What should people know about adoption? It’s not always a long, complicated process. The screening takes a few weeks and equips you with all the skills you need to take on parenthood. In fact, we think every new parent should go through a similar counselling course where all the important topics are covered and you know you are fully ready to take on the mammoth task of raising children!
Photograph: Vanilla Photography
Simbithi’s Alan and Annie have been married for 24 years and have four children – James (15) and Dominica (13) are their adopted children and Jordan (9) and Keegan (7) are the couple’s biological children.
Tell us about your journey to adoption? Alan and I had it all planned: two kids, white picket fence and a dog. Of course, it didn’t work out like that and, after several years of trying, we decided to go the fertility route. It was an emotional roller coaster and eventually we decided to give it a break. While living in Johannesburg we had seen a couple in our church who had done a cross-cultural adoption. After speaking to our elder at our church he advised us to visit Themba Lethu, a children’s home run by Glenridge Church. That’s when we met James. He was such a cute baby with the most beautiful eyes. We decided then that he was going to be our child.
Tell us about your adoptions? We went through a private social services agency who started us on the journey of filling in many forms, getting character references, medical evaluations, financial standing, home visits and the asking of many hard and awkward questions. After two months we were allowed to take James home on a foster basis and then four months later our legal documents came through saying, “your adopted child is now regarded as if born to you.” Meeting James felt strange at first, as you are meeting a little person who could potentially be your child, but you don’t know them. As we spent time with him we fell more and more in love with him. Our second adoption was an easier process and went a lot faster. We dived straight in with Dominica. When we met her she gave her dad a big smile and fell asleep in his arms. He was smitten. We were tired and very happy!
And then you had two biological children? I fell pregnant with Jordan when Dominica was two and James was five. It was a total surprise and it took six weeks for me to even realise I was pregnant. A year and few months later I fell pregnant with Keegan. So, both Jordan and Keegan just grew up not realising there was any difference between all of them. Only when they started to learn about colour, at about five years old, did they realise that they are peach and their brother and sister are brown. When other children started asking about why they have a brown brother and sister Jordan and Keegan became aware of the difference between adopted and biological children. It doesn’t affect how they see their siblings. To them they are just their brother and sister.

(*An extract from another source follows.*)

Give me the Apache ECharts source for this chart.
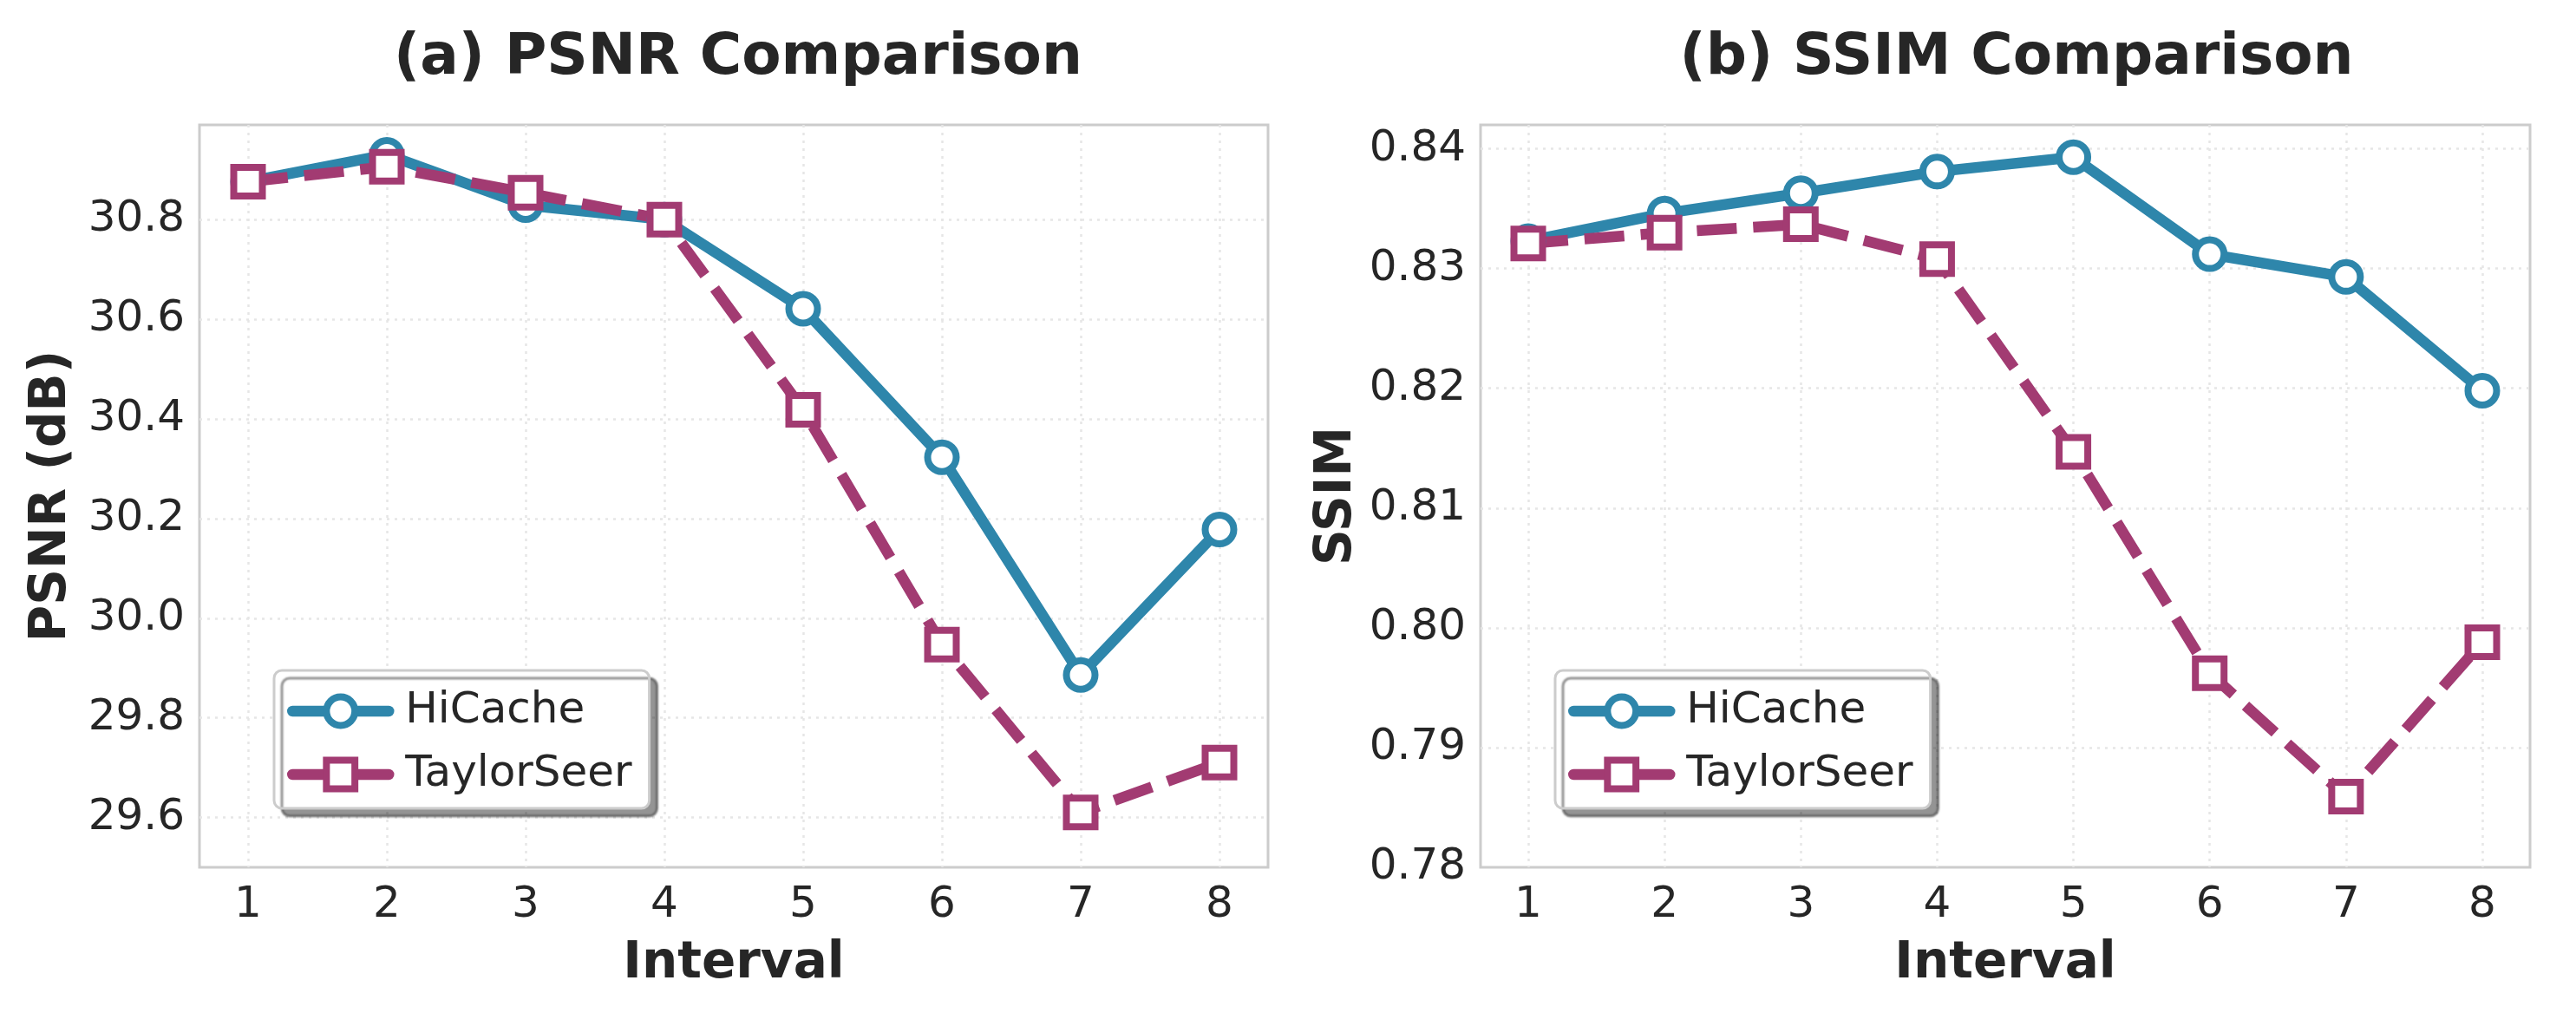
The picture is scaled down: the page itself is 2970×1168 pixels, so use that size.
<!DOCTYPE html>
<html>
<head>
<meta charset="utf-8">
<script src="https://cdn.jsdelivr.net/npm/echarts@6/dist/echarts.min.js"></script>
<style>
html,body{margin:0;padding:0;background:#fff;}
#chart{width:2970px;height:1168px;}
</style>
</head>
<body>
<div id="chart"></div>
<script>
// ---- data ----
const intervals = [1, 2, 3, 4, 5, 6, 7, 8];
const psnrHiCache    = [30.876, 30.930, 30.829, 30.800, 30.621, 30.323, 29.886, 30.178];
const psnrTaylorSeer = [30.876, 30.906, 30.854, 30.800, 30.418, 29.947, 29.610, 29.710];
const ssimHiCache    = [0.8323, 0.8346, 0.8363, 0.8381, 0.8393, 0.8312, 0.8293, 0.8198];
const ssimTaylorSeer = [0.8321, 0.8330, 0.8337, 0.8308, 0.8147, 0.7962, 0.7859, 0.7988];
const seriesNames = ['HiCache', 'TaylorSeer'];
const titles = ['(a) PSNR Comparison', '(b) SSIM Comparison'];
const yNames = ['PSNR (dB)', 'SSIM'];
const xName = 'Interval';

const C_BLUE = '#2E86AB';
const C_PURPLE = '#A23B72';
const TXT = '#262626';
const FONT = 'DejaVu Sans';
const LW = 12.5;
const BW = 8;

const pairs = (ys) => intervals.map((x, i) => [x, ys[i]]);

const chart = echarts.init(document.getElementById('chart'), null, {renderer: 'canvas'});

const grids = [
  {left: 230, top: 144, width: 1232, height: 856},
  {left: 1707, top: 144, width: 1210, height: 856}
];

function xAxisCfg(idx) {
  return {
    type: 'value', gridIndex: idx, min: 0.65, max: 8.35,
    minInterval: 1, maxInterval: 1,
    name: xName, nameLocation: 'middle', nameGap: 83,
    nameTextStyle: {fontFamily: FONT, fontWeight: 'bold', fontSize: 58, color: TXT},
    axisLine: {show: false}, axisTick: {show: false},
    axisLabel: {show: true, fontFamily: FONT, fontSize: 50, color: TXT, margin: 19,
      showMinLabel: false, showMaxLabel: false,
      formatter: v => String(Math.round(v))},
    splitLine: {show: true, showMinLine: false, showMaxLine: false,
      lineStyle: {color: '#e6e6e6', width: 2.5, type: [3, 6]}}
  };
}

function yAxisCfg(idx, min, max, step, digits, name, gap, showMin) {
  return {
    type: 'value', gridIndex: idx, min: min, max: max,
    minInterval: step, maxInterval: step,
    name: name, nameLocation: 'middle', nameGap: gap, nameRotate: 90,
    nameTextStyle: {fontFamily: FONT, fontWeight: 'bold', fontSize: 58, color: TXT},
    axisLine: {show: false}, axisTick: {show: false},
    axisLabel: {fontFamily: FONT, fontSize: 50, color: TXT, margin: 17,
      showMinLabel: showMin, showMaxLabel: false,
      formatter: v => v.toFixed(digits)},
    splitLine: {show: true, showMinLine: false, showMaxLine: false,
      lineStyle: {color: '#e6e6e6', width: 2.5, type: [3, 6]}}
  };
}

function lineSeries(name, data, idx, color, symbol, dashed) {
  return {
    name: name, type: 'line', xAxisIndex: idx, yAxisIndex: idx,
    data: pairs(data), color: color,
    symbol: symbol, symbolSize: 33,
    lineStyle: {color: color, width: LW, type: dashed ? [46, 19] : 'solid', cap: dashed ? 'butt' : 'round', join: 'round'},
    itemStyle: {color: '#ffffff', borderColor: color, borderWidth: BW},
    emphasis: {disabled: true},
    animation: false
  };
}

function legendCfg(left) {
  return {
    left: left, top: 773, orient: 'vertical',
    data: seriesNames,
    itemWidth: 111, itemHeight: 41, itemGap: 23,
    padding: [22, 20, 14, 15],
    backgroundColor: '#ffffff',
    borderColor: '#cccccc', borderWidth: 3, borderRadius: 9,
    shadowColor: 'rgba(0,0,0,0.42)', shadowBlur: 2, shadowOffsetX: 9, shadowOffsetY: 9,
    lineStyle: {width: LW, cap: 'round'},
    itemStyle: {borderWidth: BW},
    textStyle: {fontFamily: FONT, fontSize: 50, lineHeight: 50, color: TXT, padding: [0, 0, 0, 14]},
    selectedMode: false
  };
}

const option = {
  backgroundColor: '#ffffff',
  animation: false,
  title: [
    {text: titles[0], left: 846, top: 30, textAlign: 'center',
     textStyle: {fontFamily: FONT, fontWeight: 'bold', fontSize: 66, color: TXT}},
    {text: titles[1], left: 2320, top: 30, textAlign: 'center',
     textStyle: {fontFamily: FONT, fontWeight: 'bold', fontSize: 66, color: TXT}}
  ],
  grid: grids.map(g => Object.assign({show: true, borderColor: '#cccccc', borderWidth: 3, backgroundColor: 'transparent', containLabel: false}, g)),
  xAxis: [xAxisCfg(0), xAxisCfg(1)],
  yAxis: [
    yAxisCfg(0, 29.5, 30.99, 0.2, 1, yNames[0], 141, false),
    yAxisCfg(1, 0.78, 0.842, 0.01, 2, yNames[1], 136, true)
  ],
  legend: [legendCfg(316), legendCfg(1793)],
  series: [
    lineSeries(seriesNames[0], psnrHiCache, 0, C_BLUE, 'circle', false),
    lineSeries(seriesNames[1], psnrTaylorSeer, 0, C_PURPLE, 'rect', true),
    lineSeries(seriesNames[0], ssimHiCache, 1, C_BLUE, 'circle', false),
    lineSeries(seriesNames[1], ssimTaylorSeer, 1, C_PURPLE, 'rect', true)
  ]
};
chart.setOption(option);
</script>
</body>
</html>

What do you feel are some of the misconceptions of adoption? We have had to get used to people staring at us and some people asking inappropriate questions. There were also many people who said “well done” but the truth is James and Dominica are a blessing to us. We were given a family when we desired one and we do not see our adopted children and biological children differently. They are all our children and we love them the same. Our children treat each other as true siblings.